Movants filed the Affidavit of McGinnis in which he testified that he was told that the undersigned practiced at Connor & Winters during the 1980's, and that Mr. Pinkerton told him "that he had developed certain opinions regarding Judge Rasure and that she likewise may have developed her own opinions regarding Mr. Pinkerton," and that he is "concerned" that the prior relationship "could form a bias that could affect" Movants. McGinnis admits that he was "not aware of any other relationship between Mr. Pinkerton and Judge Rasure other than that described herein or that their tenure together overlapped with this case or proceeding, but . . . [was] concerned that their prior history could impact the decisions being made."
Affidavit, ¶ 3.
Id.
Id., ¶ 5 (emphasis added).
The fact that Mr. Pinkerton will be a material witness in one of the pending adversary proceedings is insufficient to warrant disqualification. Recusal is not required under § 455(b)(2) "unless the judge's former colleague served as a witness in the matter in controversy during the judge's tenure with the firm, or the judge's former colleague plans to testify in a current case concerning information he learned during the judge's tenure with the firm." Recusal is not mandated under § 455(b)(2) in this case.

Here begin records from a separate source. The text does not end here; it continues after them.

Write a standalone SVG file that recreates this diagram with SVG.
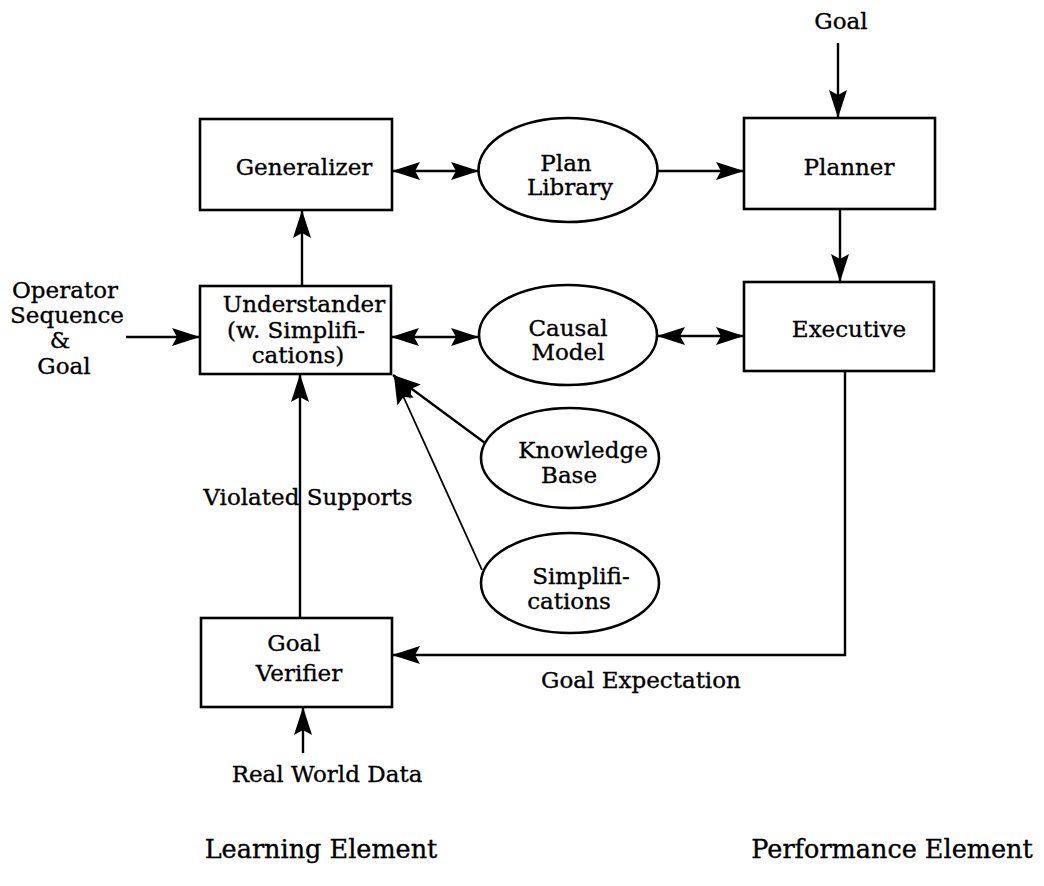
<svg xmlns="http://www.w3.org/2000/svg" width="1044" height="886" viewBox="0 0 1044 886">
<style>
.box{fill:#fff;stroke:#000;stroke-width:2.6}
.ell{fill:#fff;stroke:#000;stroke-width:2.6}
.t{font-family:"DejaVu Serif","Liberation Serif",serif;font-size:23px;fill:#000;stroke:#000;stroke-width:0.35;text-anchor:middle}
.big{font-size:25.5px}
.c{fill:none;stroke:#000;stroke-width:2.4}
.thin{stroke-width:1.8}
</style>
<defs>
<marker id="ah" markerUnits="userSpaceOnUse" markerWidth="30" markerHeight="19" refX="28" refY="9.5" orient="auto-start-reverse" overflow="visible">
<path d="M28,9.5 L0,0.5 L5,9.5 L0,18.5 Z" fill="#000"/>
</marker>
</defs>
<rect width="1044" height="886" fill="#fff"/>
<g id="connectors">
<line class="c" x1="838" y1="43" x2="838" y2="118" marker-end="url(#ah)"/>
<line class="c" x1="392" y1="171" x2="479" y2="171" marker-start="url(#ah)" marker-end="url(#ah)"/>
<line class="c" x1="658" y1="171" x2="744" y2="171" marker-end="url(#ah)"/>
<line class="c" x1="840" y1="209" x2="840" y2="282" marker-end="url(#ah)"/>
<line class="c" x1="302" y1="286" x2="302" y2="210" marker-end="url(#ah)"/>
<line class="c" x1="126" y1="337" x2="200" y2="337" marker-end="url(#ah)"/>
<line class="c" x1="391" y1="337" x2="479" y2="337" marker-start="url(#ah)" marker-end="url(#ah)"/>
<line class="c" x1="657" y1="336" x2="744" y2="336" marker-start="url(#ah)" marker-end="url(#ah)"/>
<line class="c" x1="485" y1="443" x2="393" y2="375" marker-end="url(#ah)"/>
<line class="c thin" x1="482" y1="570" x2="394" y2="376" marker-end="url(#ah)"/>
<line class="c" x1="300" y1="618" x2="300" y2="374" marker-end="url(#ah)"/>
<line class="c" x1="303" y1="753" x2="303" y2="707" marker-end="url(#ah)"/>
<polyline class="c" points="845,371 845,655 392,655" marker-end="url(#ah)"/>
</g>
<g id="generalizer"><rect class="box" x="200" y="119" width="192" height="91"/><text class="t" x="304" y="175">Generalizer</text></g>
<g id="plan-library"><ellipse class="ell" cx="568" cy="170" rx="89.5" ry="52"/><text class="t" x="566" y="171">Plan</text><text class="t" x="570" y="195">Library</text></g>
<g id="planner"><rect class="box" x="744" y="118" width="191" height="91"/><text class="t" x="849" y="175">Planner</text></g>
<g id="understander"><rect class="box" x="200" y="286" width="191" height="88"/><text class="t" x="304" y="312">Understander</text><text class="t" x="296" y="338">(w. Simplifi-</text><text class="t" x="298" y="363">cations)</text></g>
<g id="causal-model"><ellipse class="ell" cx="568" cy="335" rx="89" ry="50"/><text class="t" x="568" y="336">Causal</text><text class="t" x="568" y="360">Model</text></g>
<g id="executive"><rect class="box" x="744" y="282" width="190" height="89"/><text class="t" x="849" y="337">Executive</text></g>
<g id="knowledge-base"><ellipse class="ell" cx="570" cy="458" rx="89" ry="50"/><text class="t" x="583" y="458">Knowledge</text><text class="t" x="569" y="483">Base</text></g>
<g id="simplifications"><ellipse class="ell" cx="570" cy="583" rx="89" ry="50"/><text class="t" x="581" y="584">Simplifi-</text><text class="t" x="569" y="609">cations</text></g>
<g id="goal-verifier"><rect class="box" x="201" y="618" width="191" height="89"/><text class="t" x="294" y="651">Goal</text><text class="t" x="299" y="681">Verifier</text></g>
<g id="labels">
<text class="t" x="841" y="29">Goal</text>
<text class="t" x="65" y="298">Operator</text>
<text class="t" x="67" y="323">Sequence</text>
<text class="t" x="60" y="348">&amp;</text>
<text class="t" x="64" y="374">Goal</text>
<text class="t" x="308" y="505">Violated Supports</text>
<text class="t" x="641" y="688">Goal Expectation</text>
<text class="t" x="327" y="782">Real World Data</text>
<text class="t big" x="321" y="858">Learning Element</text>
<text class="t big" x="892" y="858">Performance Element</text>
</g>
</svg>
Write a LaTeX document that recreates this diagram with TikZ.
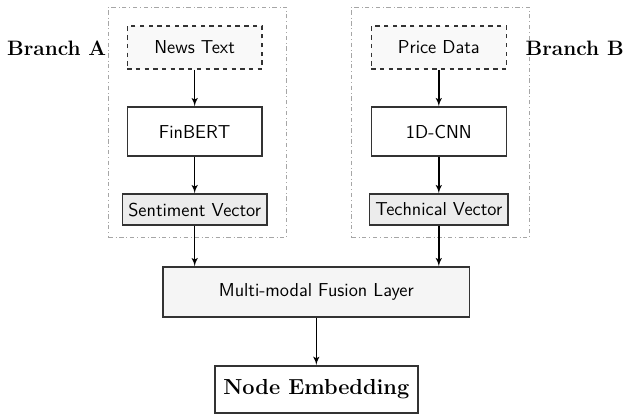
\documentclass[tikz,border=0pt]{standalone}
\usepackage{amsmath}
\usepackage{tikz}
\usetikzlibrary{shapes, arrows}
\usetikzlibrary{positioning}
\usepackage{xcolor}

\begin{document}
\begin{tikzpicture}[
        boxfont/.style={font=\sffamily\fontsize{12.9}{15}\selectfont},
        titlefont/.style={font=\rmfamily\bfseries\fontsize{14.4}{17}\selectfont},
        branchbox/.style={draw=gray!70, dash dot, thin, minimum width=4.32cm, minimum height=5.58cm},
        inputbox/.style={draw=black!80, line width=1pt, dashed, fill=gray!5, minimum width=3.27cm, minimum height=1.04cm, boxfont},
        modelbox/.style={draw=black!80, line width=1pt, fill=white, minimum width=3.27cm, minimum height=1.19cm, boxfont},
        vecbox/.style={draw=black!80, line width=1pt, fill=gray!15, minimum height=0.75cm, inner xsep=4pt, boxfont},
        flow/.style={-latex', line width=1pt, black}
    ]\sffamily

        \useasboundingbox (0,0) rectangle (15.13,10.06);

        \node[branchbox] (frameA) at (4.79,7.10) {};
        \node[branchbox] (frameB) at (10.68,7.10) {};

        \node[inputbox] (news)  at (4.72,8.91) {News Text};
        \node[modelbox] (bert)  at (4.72,6.87) {FinBERT};
        \node[vecbox]   (sent)  at (4.72,4.98) {Sentiment Vector};

        \node[inputbox] (price) at (10.64,8.91) {Price Data};
        \node[modelbox] (cnn)   at (10.64,6.87) {1D-CNN};
        \node[vecbox]   (tech)  at (10.64,4.98) {Technical Vector};

        \node[anchor=east, titlefont] (labA) at (2.70,8.88) {Branch A};
        \node[anchor=west, titlefont] (labB) at (12.62,8.88) {Branch B};

        \node[draw=black!80, line width=1pt, fill=gray!8, minimum width=7.44cm, minimum height=1.21cm, boxfont] (fusion) at (7.67,2.98) {Multi-modal Fusion Layer};
        \node[draw=black!80, line width=1pt, fill=white, minimum width=4.92cm, minimum height=1.14cm, font=\rmfamily\bfseries\fontsize{15}{18}\selectfont] (embed) at (7.67,0.62) {Node Embedding};

        \draw[flow] (news) to (bert);
        \draw[flow] (bert) to (sent);
        \draw[flow] (price) to (cnn);
        \draw[flow] (cnn) to (tech);
        \draw[flow] (sent) to (sent.south |- fusion.north);
        \draw[flow] (tech) to (tech.south |- fusion.north);
        \draw[flow] (fusion) to (embed);

    \end{tikzpicture}
\end{document}
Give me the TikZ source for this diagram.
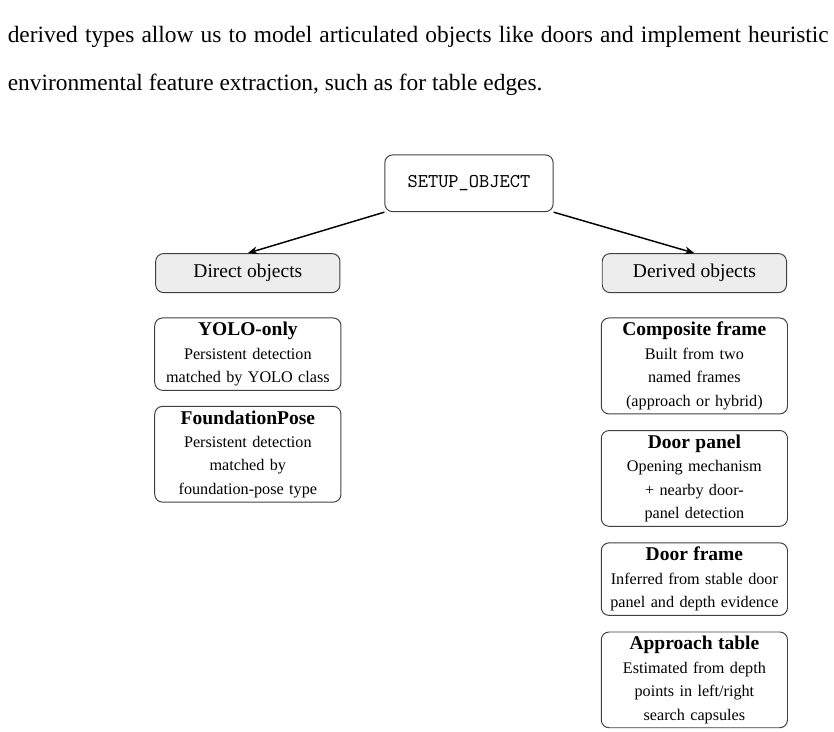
\documentclass[tikz,border=0pt]{standalone}
\usepackage{fontspec}
\setmainfont{Liberation Serif}
\usetikzlibrary{arrows.meta,positioning}
\tikzset{every picture/.style={line width=0.75pt}}
\tikzset{
    setupbox/.style={draw=black!75, line width=0.5pt, rounded corners=4pt,
        minimum width=86.3pt, minimum height=29.1pt,
        font=\ttfamily\fontsize{10}{12}\selectfont},
    groupbox/.style={draw=black!75, line width=0.5pt, rounded corners=4pt,
        fill=black!7, minimum width=94.5pt, minimum height=20pt,
        font=\fontsize{10}{12}\selectfont},
    itembox/.style={draw=black!75, line width=0.5pt, rounded corners=4pt,
        text width=90.5pt, inner xsep=2.5pt, inner ysep=2.2pt, align=center,
        font=\fontsize{8.3}{12}\selectfont},
    introline/.style={anchor=base west, inner sep=0pt,
        font=\fontsize{12}{24}\selectfont},
}
\newcommand{\itemtitle}[1]{{\fontsize{10}{12}\selectfont\bfseries #1}}

\begin{document}
\begin{tikzpicture}
    \useasboundingbox (0,0) rectangle (427.7pt,-374.9pt);
    % running text above the figure
    \node[introline] (intro2) at (3.6pt,-21.9pt)
        {\makebox[421pt][s]{derived types allow us to model articulated objects like doors and implement heuristic}};
    \node[introline] (intro3) at (3.6pt,-46.2pt)
        {environmental feature extraction, such as for table edges.};

    \node[setupbox] (setup) at (240.5pt,-94pt) {SETUP\_OBJECT};
    \node[groupbox, below left=21pt and 22.5pt of setup] (direct) {Direct objects};
    \node[groupbox, below right=21pt and 24.7pt of setup] (derived) {Derived objects};

    % direct objects
    \node[itembox, below=12.5pt of direct] (yolo)
        {\itemtitle{YOLO-only}\\ Persistent detection\\ matched by YOLO class};
    \node[itembox, below=7.7pt of yolo] (fpose)
        {\itemtitle{FoundationPose}\\ Persistent detection\\ matched by\\ foundation-pose type};

    % derived objects
    \node[itembox, below=12.5pt of derived] (composite)
        {\itemtitle{Composite frame}\\ Built from two\\ named frames\\ (approach or hybrid)};
    \node[itembox, below=8pt of composite] (doorpanel)
        {\itemtitle{Door panel}\\ Opening mechanism\\ + nearby door-\\ panel detection};
    \node[itembox, below=8pt of doorpanel] (doorframe)
        {\itemtitle{Door frame}\\ Inferred from stable door\\ panel and depth evidence};
    \node[itembox, below=8pt of doorframe] (approach)
        {\itemtitle{Approach table}\\ Estimated from depth\\ points in left/right\\ search capsules};

    \draw[-{Stealth[length=5pt,width=4pt]}] (setup.south west) -- (direct.north);
    \draw[-{Stealth[length=5pt,width=4pt]}] (setup.south east) -- (derived.north);
\end{tikzpicture}
\end{document}
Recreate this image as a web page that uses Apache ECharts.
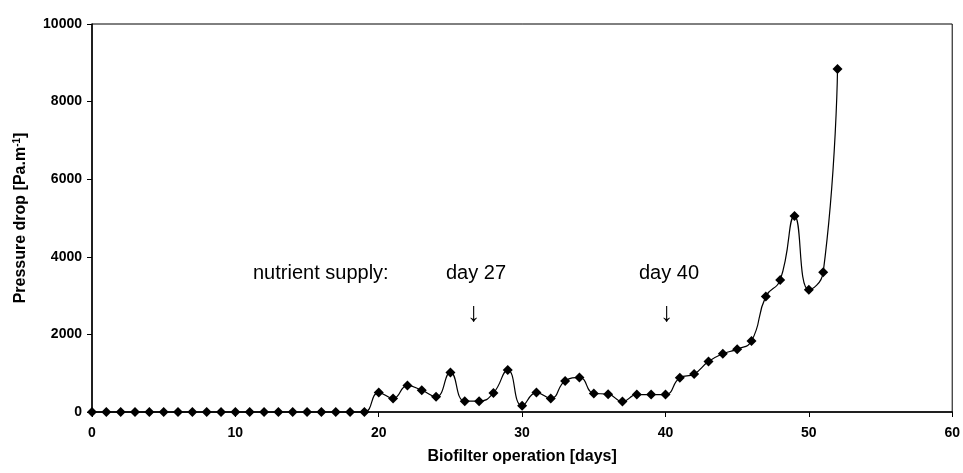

Old Republic Nat'l Title Ins. Co. v. Warner, 2013 WL 2403597, at *5 (N.D. W.Va. May 31, 2013). See also United States v. O'Brien, 2014 WL 535663 (D. Mass. Feb. 6, 2014). --------
McGinnis's Affidavit establishes that Movants and their counsel knew, or should have known, that their request for recusal under § 455(b)(2) had no basis in fact or law when it was filed. More troubling is that now that Movants admit that their § 455(b)(2) claim is baseless, they have not withdrawn the request, compelling the undersigned to address the argument. The far-fetched contention that the undersigned had a disqualifying conflict under § 455(b)(2) could not have been made in good faith, and has wasted judicial resources and delayed the undersigned from addressing pressing substantive matters in these proceedings.
CONCLUSION
For the reasons stated herein, the Motion to Recuse is denied.
SO ORDERED this 23rd day of May, 2016.